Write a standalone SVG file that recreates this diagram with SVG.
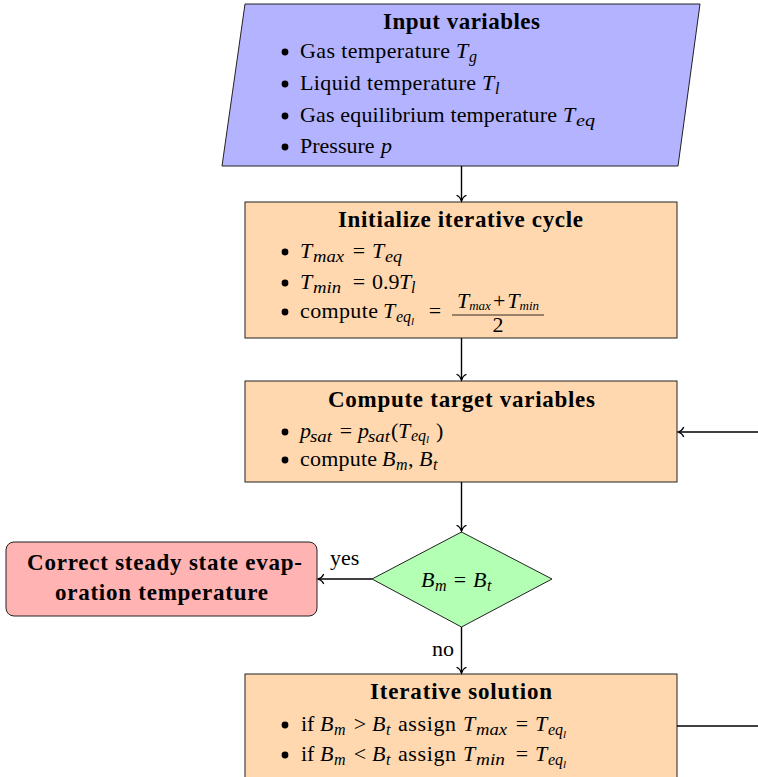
<svg xmlns="http://www.w3.org/2000/svg" width="758" height="777" viewBox="0 0 758 777">
<style>
text { font-family: "Liberation Serif", "DejaVu Serif", serif; font-size: 22px; fill: #000; }
.b { font-weight: bold; font-size: 23px; }
.m { font-style: italic; }
.s { font-size: 16px; font-style: italic; }
.shape { stroke: #222; stroke-width: 1; }
.conn { stroke: #000; stroke-width: 1.4; fill: none; }
</style>
<defs>
<marker id="arr" viewBox="-7 -6 9 12" markerWidth="9" markerHeight="12" refX="0" refY="0" orient="auto" markerUnits="userSpaceOnUse">
<path d="M-5.5,-4.5 C-4.5,-2 -1.8,-0.6 0,0 C-1.8,0.6 -4.5,2 -5.5,4.5" fill="none" stroke="#000" stroke-width="1.3" stroke-linecap="round"/>
</marker>
<circle id="bul" cx="0" cy="0" r="3.4" fill="#000"/>
</defs>

<g id="input">
<polygon class="shape" points="245,4 700,4 678,166 222,166" fill="#b3b3ff"/>
<text class="b" x="383" y="29" textLength="157" lengthAdjust="spacing">Input variables</text>
<use href="#bul" x="285" y="52"/>
<text x="300" y="58" textLength="150" lengthAdjust="spacing">Gas temperature</text>
<text class="m" x="456" y="58">T</text><text class="s" x="469" y="62">g</text>
<use href="#bul" x="285" y="84"/>
<text x="300" y="90" textLength="176" lengthAdjust="spacing">Liquid temperature</text>
<text class="m" x="482" y="90">T</text><text class="s" x="495" y="94">l</text>
<use href="#bul" x="285" y="116"/>
<text x="300" y="122" textLength="257" lengthAdjust="spacing">Gas equilibrium temperature</text>
<text class="m" x="563" y="122">T</text><text class="s" x="576" y="126" textLength="19" lengthAdjust="spacingAndGlyphs">eq</text>
<use href="#bul" x="285" y="147"/>
<text x="300" y="153">Pressure</text>
<text class="m" x="381" y="153">p</text>
</g>

<g id="init">
<rect class="shape" x="245" y="202" width="432" height="136" fill="#ffd8b0"/>
<text class="b" x="338" y="227" textLength="245" lengthAdjust="spacing">Initialize iterative cycle</text>
<use href="#bul" x="285" y="252"/>
<text class="m" x="300" y="258">T</text><text class="s" x="313" y="262" textLength="31" lengthAdjust="spacingAndGlyphs">max</text>
<text x="359" y="258" text-anchor="middle">=</text>
<text class="m" x="372" y="258">T</text><text class="s" x="385" y="262" textLength="17" lengthAdjust="spacingAndGlyphs">eq</text>
<use href="#bul" x="285" y="283"/>
<text class="m" x="300" y="289">T</text><text class="s" x="313" y="293" textLength="28" lengthAdjust="spacingAndGlyphs">min</text>
<text x="359" y="289" text-anchor="middle">=</text>
<text x="372" y="289">0.9</text>
<text class="m" x="399" y="289">T</text><text class="s" x="411" y="293">l</text>
<use href="#bul" x="285" y="312"/>
<text x="300" y="318" textLength="78" lengthAdjust="spacing">compute</text>
<text class="m" x="383" y="318">T</text><text class="s" x="396" y="322">eq<tspan font-size="11" dy="3">l</tspan></text>
<text x="435" y="318" text-anchor="middle">=</text>
<text x="498" y="308" text-anchor="middle" font-size="17" font-style="italic">T<tspan font-size="13" dy="2">max</tspan><tspan font-style="normal" dy="-2" dx="2">+</tspan><tspan dx="2">T</tspan><tspan font-size="13" dy="2">min</tspan></text>
<line x1="452" y1="315" x2="544" y2="315" stroke="#000" stroke-width="0.8"/>
<text x="498" y="332" text-anchor="middle" font-size="16">2</text>
</g>

<g id="compute">
<rect class="shape" x="245" y="381" width="432" height="101" fill="#ffd8b0"/>
<text class="b" x="328" y="407" textLength="267" lengthAdjust="spacing">Compute target variables</text>
<use href="#bul" x="285" y="432"/>
<text class="m" x="300" y="438">p</text><text class="s" x="310" y="442" textLength="22" lengthAdjust="spacingAndGlyphs">sat</text>
<text x="346" y="438" text-anchor="middle">=</text>
<text class="m" x="358" y="438">p</text><text class="s" x="368" y="442" textLength="22" lengthAdjust="spacingAndGlyphs">sat</text>
<text x="391" y="438">(</text>
<text class="m" x="398" y="438">T</text><text class="s" x="411" y="441">eq<tspan font-size="11" dy="2">l</tspan></text>
<text x="436" y="438">)</text>
<use href="#bul" x="285" y="460"/>
<text x="300" y="466" textLength="77" lengthAdjust="spacing">compute</text>
<text class="m" x="382" y="466">B</text><text class="s" x="396" y="470">m</text>
<text x="408" y="466">,</text>
<text class="m" x="419" y="466">B</text><text class="s" x="433" y="470">t</text>
</g>

<g id="decision">
<polygon class="shape" points="461.5,532 552,579 461.5,627 372,579" fill="#b3ffb3"/>
<text class="m" x="421" y="587">B</text><text class="s" x="435" y="591">m</text>
<text x="460" y="587" text-anchor="middle">=</text>
<text class="m" x="473" y="587">B</text><text class="s" x="487" y="591">t</text>
</g>

<g id="result">
<rect class="shape" x="6" y="542" width="311" height="74" rx="8" ry="8" fill="#ffb3b3"/>
<text class="b" x="27" y="570" textLength="275" lengthAdjust="spacing">Correct steady state evap-</text>
<text class="b" x="55" y="600" textLength="213" lengthAdjust="spacing">oration temperature</text>
</g>

<g id="iterative">
<rect class="shape" x="245" y="674" width="432" height="120" fill="#ffd8b0"/>
<text class="b" x="370" y="699" textLength="182" lengthAdjust="spacing">Iterative solution</text>
<use href="#bul" x="285" y="725"/>
<text x="301" y="731">if</text>
<text class="m" x="320" y="731">B</text><text class="s" x="334" y="735">m</text>
<text x="360" y="731" text-anchor="middle">&gt;</text>
<text class="m" x="372" y="731">B</text><text class="s" x="386" y="735">t</text>
<text x="398" y="731" textLength="58" lengthAdjust="spacing">assign</text>
<text class="m" x="463" y="731">T</text><text class="s" x="476" y="735" textLength="31" lengthAdjust="spacingAndGlyphs">max</text>
<text x="522" y="731" text-anchor="middle">=</text>
<text class="m" x="535" y="731">T</text><text class="s" x="548" y="735">eq<tspan font-size="11" dy="3">l</tspan></text>
<use href="#bul" x="285" y="755"/>
<text x="301" y="761">if</text>
<text class="m" x="320" y="761">B</text><text class="s" x="334" y="765">m</text>
<text x="360" y="761" text-anchor="middle">&lt;</text>
<text class="m" x="372" y="761">B</text><text class="s" x="386" y="765">t</text>
<text x="398" y="761" textLength="58" lengthAdjust="spacing">assign</text>
<text class="m" x="463" y="761">T</text><text class="s" x="476" y="765" textLength="29" lengthAdjust="spacingAndGlyphs">min</text>
<text x="522" y="761" text-anchor="middle">=</text>
<text class="m" x="535" y="761">T</text><text class="s" x="548" y="765">eq<tspan font-size="11" dy="3">l</tspan></text>
</g>

<g id="connectors">
<path class="conn" d="M461.5,166 L461.5,201" marker-end="url(#arr)"/>
<path class="conn" d="M461.5,338 L461.5,380" marker-end="url(#arr)"/>
<path class="conn" d="M461.5,482 L461.5,531" marker-end="url(#arr)"/>
<path class="conn" d="M461.5,627 L461.5,673" marker-end="url(#arr)"/>
<path class="conn" d="M372,579 L318,579" marker-end="url(#arr)"/>
<path class="conn" d="M758,432 L678,432" marker-end="url(#arr)"/>
<path class="conn" d="M677,726 L758,726"/>
<text x="330" y="565">yes</text>
<text x="432" y="656">no</text>
</g>
</svg>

_BRIEF_
Repeat the data in full and exactly. Omit pictures.

_TASK RESPONSE_
Write a standalone SVG file that recreates this diagram with SVG.
<svg xmlns="http://www.w3.org/2000/svg" width="758" height="777" viewBox="0 0 758 777">
<style>
text { font-family: "Liberation Serif", "DejaVu Serif", serif; font-size: 22px; fill: #000; }
.b { font-weight: bold; font-size: 23px; }
.m { font-style: italic; }
.s { font-size: 16px; font-style: italic; }
.shape { stroke: #222; stroke-width: 1; }
.conn { stroke: #000; stroke-width: 1.4; fill: none; }
</style>
<defs>
<marker id="arr" viewBox="-7 -6 9 12" markerWidth="9" markerHeight="12" refX="0" refY="0" orient="auto" markerUnits="userSpaceOnUse">
<path d="M-5.5,-4.5 C-4.5,-2 -1.8,-0.6 0,0 C-1.8,0.6 -4.5,2 -5.5,4.5" fill="none" stroke="#000" stroke-width="1.3" stroke-linecap="round"/>
</marker>
<circle id="bul" cx="0" cy="0" r="3.4" fill="#000"/>
</defs>

<g id="input">
<polygon class="shape" points="245,4 700,4 678,166 222,166" fill="#b3b3ff"/>
<text class="b" x="383" y="29" textLength="157" lengthAdjust="spacing">Input variables</text>
<use href="#bul" x="285" y="52"/>
<text x="300" y="58" textLength="150" lengthAdjust="spacing">Gas temperature</text>
<text class="m" x="456" y="58">T</text><text class="s" x="469" y="62">g</text>
<use href="#bul" x="285" y="84"/>
<text x="300" y="90" textLength="176" lengthAdjust="spacing">Liquid temperature</text>
<text class="m" x="482" y="90">T</text><text class="s" x="495" y="94">l</text>
<use href="#bul" x="285" y="116"/>
<text x="300" y="122" textLength="257" lengthAdjust="spacing">Gas equilibrium temperature</text>
<text class="m" x="563" y="122">T</text><text class="s" x="576" y="126" textLength="19" lengthAdjust="spacingAndGlyphs">eq</text>
<use href="#bul" x="285" y="147"/>
<text x="300" y="153">Pressure</text>
<text class="m" x="381" y="153">p</text>
</g>

<g id="init">
<rect class="shape" x="245" y="202" width="432" height="136" fill="#ffd8b0"/>
<text class="b" x="338" y="227" textLength="245" lengthAdjust="spacing">Initialize iterative cycle</text>
<use href="#bul" x="285" y="252"/>
<text class="m" x="300" y="258">T</text><text class="s" x="313" y="262" textLength="31" lengthAdjust="spacingAndGlyphs">max</text>
<text x="359" y="258" text-anchor="middle">=</text>
<text class="m" x="372" y="258">T</text><text class="s" x="385" y="262" textLength="17" lengthAdjust="spacingAndGlyphs">eq</text>
<use href="#bul" x="285" y="283"/>
<text class="m" x="300" y="289">T</text><text class="s" x="313" y="293" textLength="28" lengthAdjust="spacingAndGlyphs">min</text>
<text x="359" y="289" text-anchor="middle">=</text>
<text x="372" y="289">0.9</text>
<text class="m" x="399" y="289">T</text><text class="s" x="411" y="293">l</text>
<use href="#bul" x="285" y="312"/>
<text x="300" y="318" textLength="78" lengthAdjust="spacing">compute</text>
<text class="m" x="383" y="318">T</text><text class="s" x="396" y="322">eq<tspan font-size="11" dy="3">l</tspan></text>
<text x="435" y="318" text-anchor="middle">=</text>
<text x="498" y="308" text-anchor="middle" font-size="17" font-style="italic">T<tspan font-size="13" dy="2">max</tspan><tspan font-style="normal" dy="-2" dx="2">+</tspan><tspan dx="2">T</tspan><tspan font-size="13" dy="2">min</tspan></text>
<line x1="452" y1="315" x2="544" y2="315" stroke="#000" stroke-width="0.8"/>
<text x="498" y="332" text-anchor="middle" font-size="16">2</text>
</g>

<g id="compute">
<rect class="shape" x="245" y="381" width="432" height="101" fill="#ffd8b0"/>
<text class="b" x="328" y="407" textLength="267" lengthAdjust="spacing">Compute target variables</text>
<use href="#bul" x="285" y="432"/>
<text class="m" x="300" y="438">p</text><text class="s" x="310" y="442" textLength="22" lengthAdjust="spacingAndGlyphs">sat</text>
<text x="346" y="438" text-anchor="middle">=</text>
<text class="m" x="358" y="438">p</text><text class="s" x="368" y="442" textLength="22" lengthAdjust="spacingAndGlyphs">sat</text>
<text x="391" y="438">(</text>
<text class="m" x="398" y="438">T</text><text class="s" x="411" y="441">eq<tspan font-size="11" dy="2">l</tspan></text>
<text x="436" y="438">)</text>
<use href="#bul" x="285" y="460"/>
<text x="300" y="466" textLength="77" lengthAdjust="spacing">compute</text>
<text class="m" x="382" y="466">B</text><text class="s" x="396" y="470">m</text>
<text x="408" y="466">,</text>
<text class="m" x="419" y="466">B</text><text class="s" x="433" y="470">t</text>
</g>

<g id="decision">
<polygon class="shape" points="461.5,532 552,579 461.5,627 372,579" fill="#b3ffb3"/>
<text class="m" x="421" y="587">B</text><text class="s" x="435" y="591">m</text>
<text x="460" y="587" text-anchor="middle">=</text>
<text class="m" x="473" y="587">B</text><text class="s" x="487" y="591">t</text>
</g>

<g id="result">
<rect class="shape" x="6" y="542" width="311" height="74" rx="8" ry="8" fill="#ffb3b3"/>
<text class="b" x="27" y="570" textLength="275" lengthAdjust="spacing">Correct steady state evap-</text>
<text class="b" x="55" y="600" textLength="213" lengthAdjust="spacing">oration temperature</text>
</g>

<g id="iterative">
<rect class="shape" x="245" y="674" width="432" height="120" fill="#ffd8b0"/>
<text class="b" x="370" y="699" textLength="182" lengthAdjust="spacing">Iterative solution</text>
<use href="#bul" x="285" y="725"/>
<text x="301" y="731">if</text>
<text class="m" x="320" y="731">B</text><text class="s" x="334" y="735">m</text>
<text x="360" y="731" text-anchor="middle">&gt;</text>
<text class="m" x="372" y="731">B</text><text class="s" x="386" y="735">t</text>
<text x="398" y="731" textLength="58" lengthAdjust="spacing">assign</text>
<text class="m" x="463" y="731">T</text><text class="s" x="476" y="735" textLength="31" lengthAdjust="spacingAndGlyphs">max</text>
<text x="522" y="731" text-anchor="middle">=</text>
<text class="m" x="535" y="731">T</text><text class="s" x="548" y="735">eq<tspan font-size="11" dy="3">l</tspan></text>
<use href="#bul" x="285" y="755"/>
<text x="301" y="761">if</text>
<text class="m" x="320" y="761">B</text><text class="s" x="334" y="765">m</text>
<text x="360" y="761" text-anchor="middle">&lt;</text>
<text class="m" x="372" y="761">B</text><text class="s" x="386" y="765">t</text>
<text x="398" y="761" textLength="58" lengthAdjust="spacing">assign</text>
<text class="m" x="463" y="761">T</text><text class="s" x="476" y="765" textLength="29" lengthAdjust="spacingAndGlyphs">min</text>
<text x="522" y="761" text-anchor="middle">=</text>
<text class="m" x="535" y="761">T</text><text class="s" x="548" y="765">eq<tspan font-size="11" dy="3">l</tspan></text>
</g>

<g id="connectors">
<path class="conn" d="M461.5,166 L461.5,201" marker-end="url(#arr)"/>
<path class="conn" d="M461.5,338 L461.5,380" marker-end="url(#arr)"/>
<path class="conn" d="M461.5,482 L461.5,531" marker-end="url(#arr)"/>
<path class="conn" d="M461.5,627 L461.5,673" marker-end="url(#arr)"/>
<path class="conn" d="M372,579 L318,579" marker-end="url(#arr)"/>
<path class="conn" d="M758,432 L678,432" marker-end="url(#arr)"/>
<path class="conn" d="M677,726 L758,726"/>
<text x="330" y="565">yes</text>
<text x="432" y="656">no</text>
</g>
</svg>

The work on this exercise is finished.